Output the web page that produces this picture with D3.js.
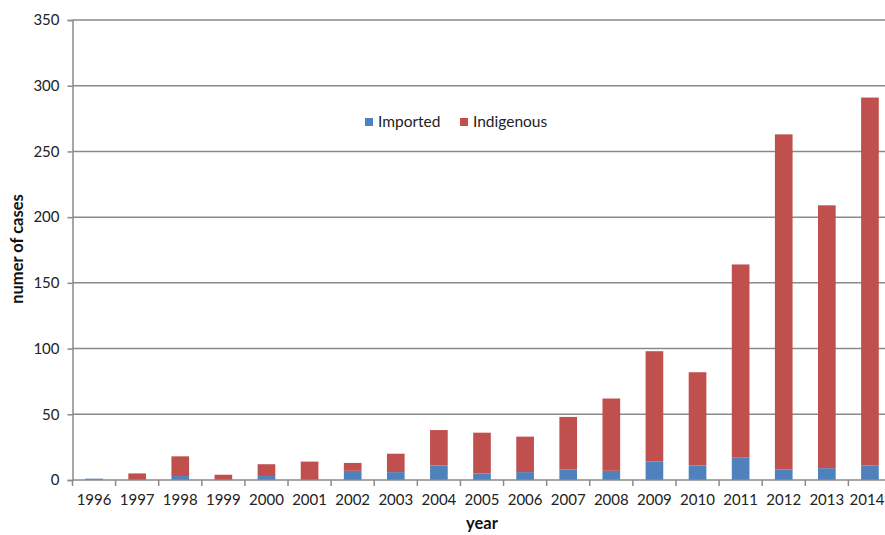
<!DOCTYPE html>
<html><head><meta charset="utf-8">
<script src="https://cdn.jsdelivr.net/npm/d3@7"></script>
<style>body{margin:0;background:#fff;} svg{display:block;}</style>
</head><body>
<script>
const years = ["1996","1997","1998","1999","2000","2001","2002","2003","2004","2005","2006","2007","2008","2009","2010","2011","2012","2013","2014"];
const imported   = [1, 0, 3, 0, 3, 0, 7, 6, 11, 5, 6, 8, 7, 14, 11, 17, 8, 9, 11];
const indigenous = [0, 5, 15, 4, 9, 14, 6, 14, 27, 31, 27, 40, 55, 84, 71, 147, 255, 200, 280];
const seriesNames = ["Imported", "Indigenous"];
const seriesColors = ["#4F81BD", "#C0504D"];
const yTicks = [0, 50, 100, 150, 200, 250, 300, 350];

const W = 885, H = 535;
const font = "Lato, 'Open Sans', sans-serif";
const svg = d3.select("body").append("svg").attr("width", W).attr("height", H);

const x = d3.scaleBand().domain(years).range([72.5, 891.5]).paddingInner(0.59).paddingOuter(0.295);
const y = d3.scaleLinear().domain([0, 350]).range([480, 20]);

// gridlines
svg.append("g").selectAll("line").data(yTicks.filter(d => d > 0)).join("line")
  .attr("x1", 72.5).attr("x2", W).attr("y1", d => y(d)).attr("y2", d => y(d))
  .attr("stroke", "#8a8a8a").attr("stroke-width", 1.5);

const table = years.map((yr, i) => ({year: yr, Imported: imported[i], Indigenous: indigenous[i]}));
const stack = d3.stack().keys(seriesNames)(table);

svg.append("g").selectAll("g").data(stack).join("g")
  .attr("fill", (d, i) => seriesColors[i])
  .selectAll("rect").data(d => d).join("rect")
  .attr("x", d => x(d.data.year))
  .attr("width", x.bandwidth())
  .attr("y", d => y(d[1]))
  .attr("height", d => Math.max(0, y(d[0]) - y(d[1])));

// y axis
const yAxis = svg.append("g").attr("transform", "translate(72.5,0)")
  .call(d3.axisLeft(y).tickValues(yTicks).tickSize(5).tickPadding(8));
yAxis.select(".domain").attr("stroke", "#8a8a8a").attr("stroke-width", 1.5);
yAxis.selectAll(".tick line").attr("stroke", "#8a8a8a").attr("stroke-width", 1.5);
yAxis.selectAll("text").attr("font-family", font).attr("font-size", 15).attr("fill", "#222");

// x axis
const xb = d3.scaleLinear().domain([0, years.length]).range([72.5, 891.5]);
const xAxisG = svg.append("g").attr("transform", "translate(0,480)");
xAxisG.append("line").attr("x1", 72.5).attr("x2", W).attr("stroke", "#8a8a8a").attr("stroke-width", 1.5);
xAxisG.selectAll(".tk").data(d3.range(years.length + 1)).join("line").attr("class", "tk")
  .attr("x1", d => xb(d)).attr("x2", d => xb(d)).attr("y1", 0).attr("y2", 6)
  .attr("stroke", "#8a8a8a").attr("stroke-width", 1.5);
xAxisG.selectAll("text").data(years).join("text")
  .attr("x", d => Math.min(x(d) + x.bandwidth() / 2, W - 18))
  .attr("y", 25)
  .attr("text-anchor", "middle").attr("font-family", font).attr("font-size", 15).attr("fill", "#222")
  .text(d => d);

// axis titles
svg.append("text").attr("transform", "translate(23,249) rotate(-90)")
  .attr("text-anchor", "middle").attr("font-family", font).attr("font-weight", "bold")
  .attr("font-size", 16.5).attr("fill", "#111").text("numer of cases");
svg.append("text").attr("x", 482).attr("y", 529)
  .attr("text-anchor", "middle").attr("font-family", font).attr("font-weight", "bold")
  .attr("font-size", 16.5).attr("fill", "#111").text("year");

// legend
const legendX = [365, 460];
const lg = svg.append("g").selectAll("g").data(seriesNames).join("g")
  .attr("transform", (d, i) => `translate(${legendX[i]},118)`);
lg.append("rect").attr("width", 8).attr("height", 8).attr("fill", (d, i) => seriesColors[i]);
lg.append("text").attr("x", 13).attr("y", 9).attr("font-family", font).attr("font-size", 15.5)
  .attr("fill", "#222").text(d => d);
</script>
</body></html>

WHAT TO WORK ON:
Print the data above verbatim from the first line through the line holding "const yTicks = [0, 50, 100, 150, 200, 250, 300, 350];", leaving every picture out.

CORRECT ANSWER:
Output the web page that produces this picture with D3.js.
<!DOCTYPE html>
<html><head><meta charset="utf-8">
<script src="https://cdn.jsdelivr.net/npm/d3@7"></script>
<style>body{margin:0;background:#fff;} svg{display:block;}</style>
</head><body>
<script>
const years = ["1996","1997","1998","1999","2000","2001","2002","2003","2004","2005","2006","2007","2008","2009","2010","2011","2012","2013","2014"];
const imported   = [1, 0, 3, 0, 3, 0, 7, 6, 11, 5, 6, 8, 7, 14, 11, 17, 8, 9, 11];
const indigenous = [0, 5, 15, 4, 9, 14, 6, 14, 27, 31, 27, 40, 55, 84, 71, 147, 255, 200, 280];
const seriesNames = ["Imported", "Indigenous"];
const seriesColors = ["#4F81BD", "#C0504D"];
const yTicks = [0, 50, 100, 150, 200, 250, 300, 350];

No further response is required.